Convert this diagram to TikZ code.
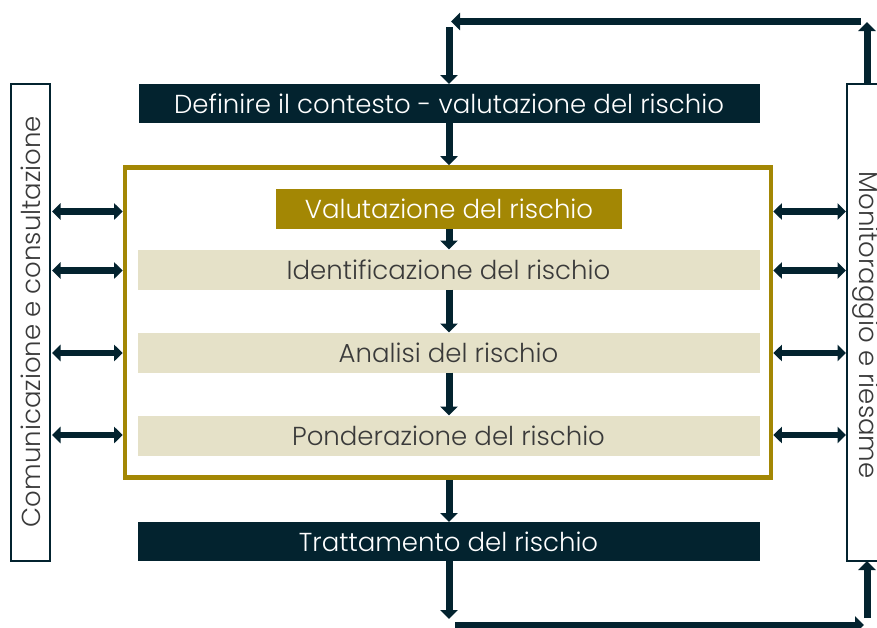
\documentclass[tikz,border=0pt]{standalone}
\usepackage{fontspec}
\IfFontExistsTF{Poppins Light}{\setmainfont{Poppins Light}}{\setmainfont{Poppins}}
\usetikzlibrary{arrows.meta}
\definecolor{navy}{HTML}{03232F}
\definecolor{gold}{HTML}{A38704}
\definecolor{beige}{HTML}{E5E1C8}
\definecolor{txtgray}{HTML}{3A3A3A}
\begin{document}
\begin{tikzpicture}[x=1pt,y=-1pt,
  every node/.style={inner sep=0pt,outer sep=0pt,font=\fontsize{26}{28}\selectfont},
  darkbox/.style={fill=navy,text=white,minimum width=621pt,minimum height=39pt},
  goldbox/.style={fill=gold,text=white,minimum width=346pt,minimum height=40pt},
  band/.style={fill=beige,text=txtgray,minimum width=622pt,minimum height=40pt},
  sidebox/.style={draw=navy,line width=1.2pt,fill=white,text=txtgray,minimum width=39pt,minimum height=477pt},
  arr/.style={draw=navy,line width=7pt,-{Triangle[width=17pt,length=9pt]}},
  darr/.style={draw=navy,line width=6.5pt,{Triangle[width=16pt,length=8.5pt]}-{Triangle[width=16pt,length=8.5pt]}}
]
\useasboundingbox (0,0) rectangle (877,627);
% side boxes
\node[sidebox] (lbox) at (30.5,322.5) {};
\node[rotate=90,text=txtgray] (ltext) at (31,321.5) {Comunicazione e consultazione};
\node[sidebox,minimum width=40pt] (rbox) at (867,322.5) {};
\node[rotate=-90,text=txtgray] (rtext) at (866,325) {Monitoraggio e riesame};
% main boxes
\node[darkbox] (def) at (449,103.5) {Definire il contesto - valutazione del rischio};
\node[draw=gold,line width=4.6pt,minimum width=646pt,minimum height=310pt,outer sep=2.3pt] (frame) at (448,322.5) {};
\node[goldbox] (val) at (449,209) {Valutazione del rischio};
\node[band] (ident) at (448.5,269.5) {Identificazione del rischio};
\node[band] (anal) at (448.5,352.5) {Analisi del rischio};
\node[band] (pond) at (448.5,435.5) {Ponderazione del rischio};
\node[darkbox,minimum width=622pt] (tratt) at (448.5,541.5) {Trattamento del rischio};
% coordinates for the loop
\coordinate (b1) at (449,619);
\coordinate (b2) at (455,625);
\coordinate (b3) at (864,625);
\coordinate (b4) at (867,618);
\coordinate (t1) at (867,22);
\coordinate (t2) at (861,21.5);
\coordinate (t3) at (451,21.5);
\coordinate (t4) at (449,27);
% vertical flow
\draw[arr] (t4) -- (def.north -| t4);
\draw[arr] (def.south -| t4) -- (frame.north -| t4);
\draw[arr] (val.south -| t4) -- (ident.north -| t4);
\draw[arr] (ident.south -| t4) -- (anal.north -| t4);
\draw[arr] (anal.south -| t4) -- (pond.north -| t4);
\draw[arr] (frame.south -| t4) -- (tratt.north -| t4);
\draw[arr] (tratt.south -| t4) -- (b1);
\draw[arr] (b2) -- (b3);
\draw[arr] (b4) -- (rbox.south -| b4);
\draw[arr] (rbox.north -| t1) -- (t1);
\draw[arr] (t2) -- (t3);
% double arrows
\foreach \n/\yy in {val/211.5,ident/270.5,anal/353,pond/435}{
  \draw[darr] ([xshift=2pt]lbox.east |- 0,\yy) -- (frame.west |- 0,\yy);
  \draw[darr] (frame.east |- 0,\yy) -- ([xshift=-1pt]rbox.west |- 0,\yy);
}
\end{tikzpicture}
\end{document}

GIVEN INSTRUCTION: Keep the pictures out of the copy and return the rest of the data above exactly.

ANSWER:
Convert this diagram to TikZ code.
\documentclass[tikz,border=0pt]{standalone}
\usepackage{fontspec}
\IfFontExistsTF{Poppins Light}{\setmainfont{Poppins Light}}{\setmainfont{Poppins}}
\usetikzlibrary{arrows.meta}
\definecolor{navy}{HTML}{03232F}
\definecolor{gold}{HTML}{A38704}
\definecolor{beige}{HTML}{E5E1C8}
\definecolor{txtgray}{HTML}{3A3A3A}
\begin{document}
\begin{tikzpicture}[x=1pt,y=-1pt,
  every node/.style={inner sep=0pt,outer sep=0pt,font=\fontsize{26}{28}\selectfont},
  darkbox/.style={fill=navy,text=white,minimum width=621pt,minimum height=39pt},
  goldbox/.style={fill=gold,text=white,minimum width=346pt,minimum height=40pt},
  band/.style={fill=beige,text=txtgray,minimum width=622pt,minimum height=40pt},
  sidebox/.style={draw=navy,line width=1.2pt,fill=white,text=txtgray,minimum width=39pt,minimum height=477pt},
  arr/.style={draw=navy,line width=7pt,-{Triangle[width=17pt,length=9pt]}},
  darr/.style={draw=navy,line width=6.5pt,{Triangle[width=16pt,length=8.5pt]}-{Triangle[width=16pt,length=8.5pt]}}
]
\useasboundingbox (0,0) rectangle (877,627);
% side boxes
\node[sidebox] (lbox) at (30.5,322.5) {};
\node[rotate=90,text=txtgray] (ltext) at (31,321.5) {Comunicazione e consultazione};
\node[sidebox,minimum width=40pt] (rbox) at (867,322.5) {};
\node[rotate=-90,text=txtgray] (rtext) at (866,325) {Monitoraggio e riesame};
% main boxes
\node[darkbox] (def) at (449,103.5) {Definire il contesto - valutazione del rischio};
\node[draw=gold,line width=4.6pt,minimum width=646pt,minimum height=310pt,outer sep=2.3pt] (frame) at (448,322.5) {};
\node[goldbox] (val) at (449,209) {Valutazione del rischio};
\node[band] (ident) at (448.5,269.5) {Identificazione del rischio};
\node[band] (anal) at (448.5,352.5) {Analisi del rischio};
\node[band] (pond) at (448.5,435.5) {Ponderazione del rischio};
\node[darkbox,minimum width=622pt] (tratt) at (448.5,541.5) {Trattamento del rischio};
% coordinates for the loop
\coordinate (b1) at (449,619);
\coordinate (b2) at (455,625);
\coordinate (b3) at (864,625);
\coordinate (b4) at (867,618);
\coordinate (t1) at (867,22);
\coordinate (t2) at (861,21.5);
\coordinate (t3) at (451,21.5);
\coordinate (t4) at (449,27);
% vertical flow
\draw[arr] (t4) -- (def.north -| t4);
\draw[arr] (def.south -| t4) -- (frame.north -| t4);
\draw[arr] (val.south -| t4) -- (ident.north -| t4);
\draw[arr] (ident.south -| t4) -- (anal.north -| t4);
\draw[arr] (anal.south -| t4) -- (pond.north -| t4);
\draw[arr] (frame.south -| t4) -- (tratt.north -| t4);
\draw[arr] (tratt.south -| t4) -- (b1);
\draw[arr] (b2) -- (b3);
\draw[arr] (b4) -- (rbox.south -| b4);
\draw[arr] (rbox.north -| t1) -- (t1);
\draw[arr] (t2) -- (t3);
% double arrows
\foreach \n/\yy in {val/211.5,ident/270.5,anal/353,pond/435}{
  \draw[darr] ([xshift=2pt]lbox.east |- 0,\yy) -- (frame.west |- 0,\yy);
  \draw[darr] (frame.east |- 0,\yy) -- ([xshift=-1pt]rbox.west |- 0,\yy);
}
\end{tikzpicture}
\end{document}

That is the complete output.